They don’t need no stinking warrants!
The New York Times, WaPo , and the Los Angeles Times lead with a federal appeals court’s 2-1 decision to dismiss a case that had challenged the Bush administration’s secret warrantless wiretap program. The U.S. 6th Circuit Court of Appeals panel ruled that because the plaintiffs in A.C.L.U. v. N.S.A. could not prove they had incurred any direct injury as a result of the wiretapping, they were not qualified to file suit in the first place.

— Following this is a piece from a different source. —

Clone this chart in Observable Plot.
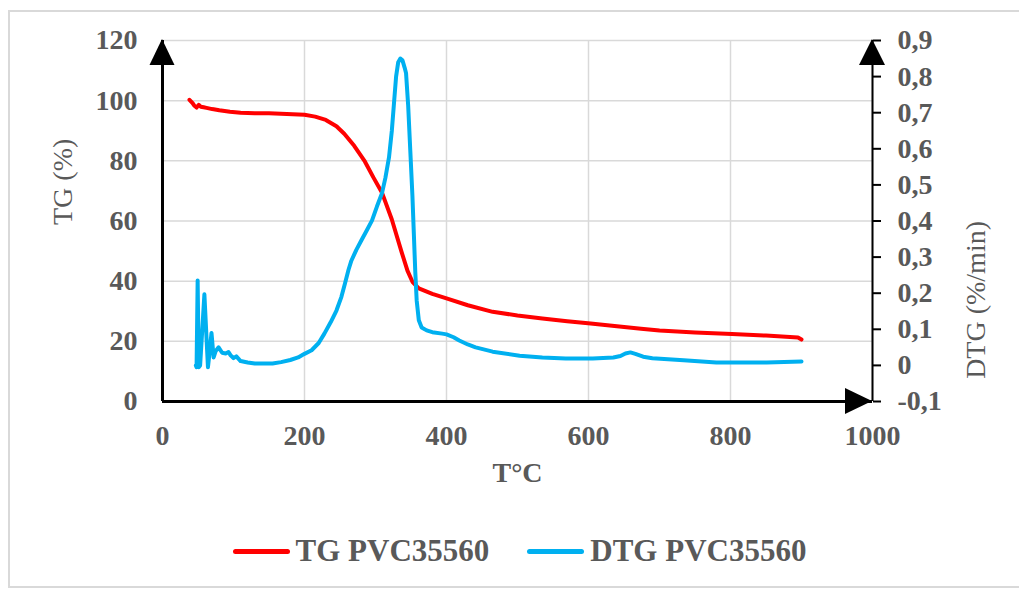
<!DOCTYPE html>
<html>
<head>
<meta charset="utf-8">
<script src="https://cdn.jsdelivr.net/npm/d3@7"></script>
<script src="https://cdn.jsdelivr.net/npm/@observablehq/plot@0.6"></script>
<style>
  html, body { margin: 0; padding: 0; background: #fff; }
  #wrap { position: relative; width: 1019px; height: 590px; overflow: hidden; font-family: 'Liberation Serif', 'Times New Roman', serif; }
  #frame { position: absolute; left: 8px; top: 10px; width: 1100px; height: 574px; border: 2px solid #d9d9d9; border-right: none; }
  #chart { position: absolute; left: 0; top: 0; }
  #legend { position: absolute; left: 0; top: 533px; width: 1019px; display: flex; justify-content: center; align-items: center; color: #595959; font-weight: bold; font-size: 31px; padding-left: 20px; box-sizing: border-box; }
  .sw { display: inline-block; width: 57px; height: 5px; border-radius: 3px; margin-right: 6px; }
  .item { display: flex; align-items: center; margin: 0 19px; }
</style>
</head>
<body>
<div id="wrap">
  <div id="frame"></div>
  <div id="chart"></div>
  <div id="legend"></div>
</div>
<script>
// ---- data ----
const seriesNames = ["TG PVC35560", "DTG PVC35560"];
const seriesColors = ["#ff0000", "#00b0f0"];

const tgT = [38, 42, 45, 48, 51, 54, 58, 62, 70, 80, 95, 110, 130, 150, 175, 200, 215, 230, 245, 256, 270, 285, 297, 309, 323, 337, 345, 352, 361, 380, 400, 430, 465, 500, 535, 570, 603, 640, 674, 700, 750, 802, 850, 895, 900];
const tgV = [100.3, 99.3, 98.3, 97.7, 98.6, 98.0, 97.8, 97.6, 97.2, 96.8, 96.3, 96.0, 95.8, 95.8, 95.6, 95.3, 94.7, 93.6, 91.5, 89.0, 85.0, 79.8, 74.5, 69.5, 60.5, 49.5, 43.5, 39.8, 37.6, 35.8, 34.3, 32.0, 29.8, 28.6, 27.6, 26.7, 25.9, 25.0, 24.2, 23.6, 22.9, 22.4, 21.9, 21.3, 20.6];

const dtgT = [47, 48, 49.5, 51, 53, 59, 64, 66, 69, 72, 75, 79, 84, 89, 93, 96, 100, 104, 110, 120, 130, 143, 155, 167, 180, 191, 200, 210, 220, 228, 237, 245, 252, 257, 262, 266, 273, 280, 288, 295, 302, 309, 314, 319, 323, 326, 329, 332, 335, 338, 341, 343, 346, 349, 352, 354, 356, 358, 361, 365, 372, 380, 394, 400, 410, 418, 430, 441, 465, 503, 535, 568, 606, 635, 645, 652, 659, 666, 677, 690, 734, 780, 851, 900];
const dtgV = [0.0, -0.005, 0.235, -0.005, 0.0, 0.197, -0.005, 0.03, 0.09, 0.022, 0.04, 0.05, 0.035, 0.033, 0.037, 0.028, 0.02, 0.025, 0.012, 0.008, 0.005, 0.005, 0.005, 0.009, 0.015, 0.022, 0.032, 0.042, 0.062, 0.088, 0.12, 0.152, 0.19, 0.227, 0.265, 0.29, 0.32, 0.346, 0.375, 0.401, 0.44, 0.476, 0.52, 0.576, 0.65, 0.725, 0.80, 0.84, 0.85, 0.845, 0.825, 0.81, 0.72, 0.595, 0.47, 0.365, 0.26, 0.18, 0.125, 0.105, 0.097, 0.092, 0.088, 0.086, 0.078, 0.069, 0.058, 0.05, 0.038, 0.027, 0.022, 0.019, 0.019, 0.022, 0.026, 0.033, 0.036, 0.032, 0.024, 0.02, 0.014, 0.008, 0.008, 0.011];

const xTicks = [0, 200, 400, 600, 800, 1000];
const yTicks = [0, 20, 40, 60, 80, 100, 120];
const dtgTicks = [-0.1, 0, 0.1, 0.2, 0.3, 0.4, 0.5, 0.6, 0.7, 0.8, 0.9];

const xLabel = "T°C";
const yLabel = "TG (%)";
const y2Label = "DTG (%/min)";

// DTG axis [-0.1, 0.9] shares the TG frame [0, 120]
const toTG = d => (d + 0.1) * 120;
const fromTG = v => Math.round((v / 120 - 0.1) * 10) / 10;

const tg = tgT.map((t, i) => ({t, v: tgV[i]}));
const dtg = dtgT.map((t, i) => ({t, v: dtgV[i]}));

function arrowHeads(index, scales) {
  const g = d3.create("svg:g").attr("fill", "black");
  const x0 = scales.x(0), x1 = scales.x(1000), yT = scales.y(120), yB = scales.y(0);
  g.append("path").attr("d", `M${x0},${yT - 1}L${x0 - 12.5},${yT + 25}L${x0 + 12.5},${yT + 25}Z`);
  g.append("path").attr("d", `M${x1},${yT - 1}L${x1 - 13},${yT + 25}L${x1 + 13},${yT + 25}Z`);
  g.append("path").attr("d", `M${x1},${yB}L${x1 - 27},${yB - 13}L${x1 - 27},${yB + 13}Z`);
  return g.node();
}

const serif = "'Liberation Serif', 'Times New Roman', serif";

const chart = Plot.plot({
  width: 1019,
  height: 500,
  marginLeft: 162,
  marginRight: 147,
  marginTop: 40,
  marginBottom: 99,
  x: {domain: [0, 1000]},
  y: {domain: [0, 120]},
  style: {fontFamily: serif, fontSize: "28px", color: "#595959", background: "transparent", overflow: "visible"},
  marks: [
    Plot.gridX(xTicks, {stroke: "#d9d9d9", strokeOpacity: 1, strokeWidth: 1.5}),
    Plot.gridY(yTicks, {stroke: "#d9d9d9", strokeOpacity: 1, strokeWidth: 1.5}),
    Plot.line(tg, {x: "t", y: "v", stroke: seriesColors[0], strokeWidth: 4, strokeLinejoin: "round", strokeLinecap: "round"}),
    Plot.line(dtg, {x: "t", y: d => toTG(d.v), stroke: seriesColors[1], strokeWidth: 4, strokeLinejoin: "round", strokeLinecap: "round"}),
    Plot.axisY(yTicks, {anchor: "left", tickSize: 0, tickPadding: 25, fontWeight: "bold", fontSize: 28, fill: "#595959", label: null}),
    Plot.axisX(xTicks, {anchor: "bottom", tickSize: 0, tickPadding: 24, fontWeight: "bold", fontSize: 28, fill: "#595959", tickFormat: d => String(d), label: null}),
    Plot.axisY(dtgTicks.map(toTG), {anchor: "right", tickSize: 8, tickPadding: 17, stroke: "black", strokeWidth: 2, strokeOpacity: 1, fill: "#595959", fontWeight: "bold", fontSize: 28, tickFormat: v => String(fromTG(v)).replace(".", ","), label: null}),
    Plot.ruleX([0], {stroke: "black", strokeWidth: 3}),
    Plot.ruleY([0], {stroke: "black", strokeWidth: 3}),
    Plot.ruleX([1000], {stroke: "black", strokeWidth: 2}),
    arrowHeads,
    Plot.text([yLabel], {frameAnchor: "left", dx: -99, dy: 4, rotate: -90, fill: "#595959", fontSize: 28}),
    Plot.text([y2Label], {frameAnchor: "right", dx: 104, rotate: -90, fill: "#595959", fontSize: 28}),
    Plot.text([xLabel], {frameAnchor: "bottom", dy: 80, fill: "#595959", fontWeight: "bold", fontSize: 28})
  ]
});
document.getElementById("chart").appendChild(chart);

const legend = document.getElementById("legend");
seriesNames.forEach((name, i) => {
  const item = document.createElement("div");
  item.className = "item";
  const sw = document.createElement("span");
  sw.className = "sw";
  sw.style.background = seriesColors[i];
  const tx = document.createElement("span");
  tx.textContent = name;
  item.appendChild(sw);
  item.appendChild(tx);
  legend.appendChild(item);
});
</script>
</body>
</html>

Even though the case was dismissed on what is essentially a technicality, the 6th Circuit’s ruling still counts as a rare victory for an administration that has lately been doing its very best Anthony Young impersonation. The ruling effectively bars future suits from being brought: In order to prove injury, potential plaintiffs would need to present specific evidence that they had been targeted by the N.S.A.—but the 1953 “state secrets” privilege prohibits that sort of information from being released or discussed in court. As the ever-literate LAT notes, it’s a classic Catch-22.
Our civil rights were tossed in the crapper because of a friggin technicality? WTF is this, Hitler’s Germany?
IMPEACH THE MUTHA FUCKAS NOW! BEFORE ITS TOO DAMN LATE AND ALL OUR RIGHTS ARE GONE.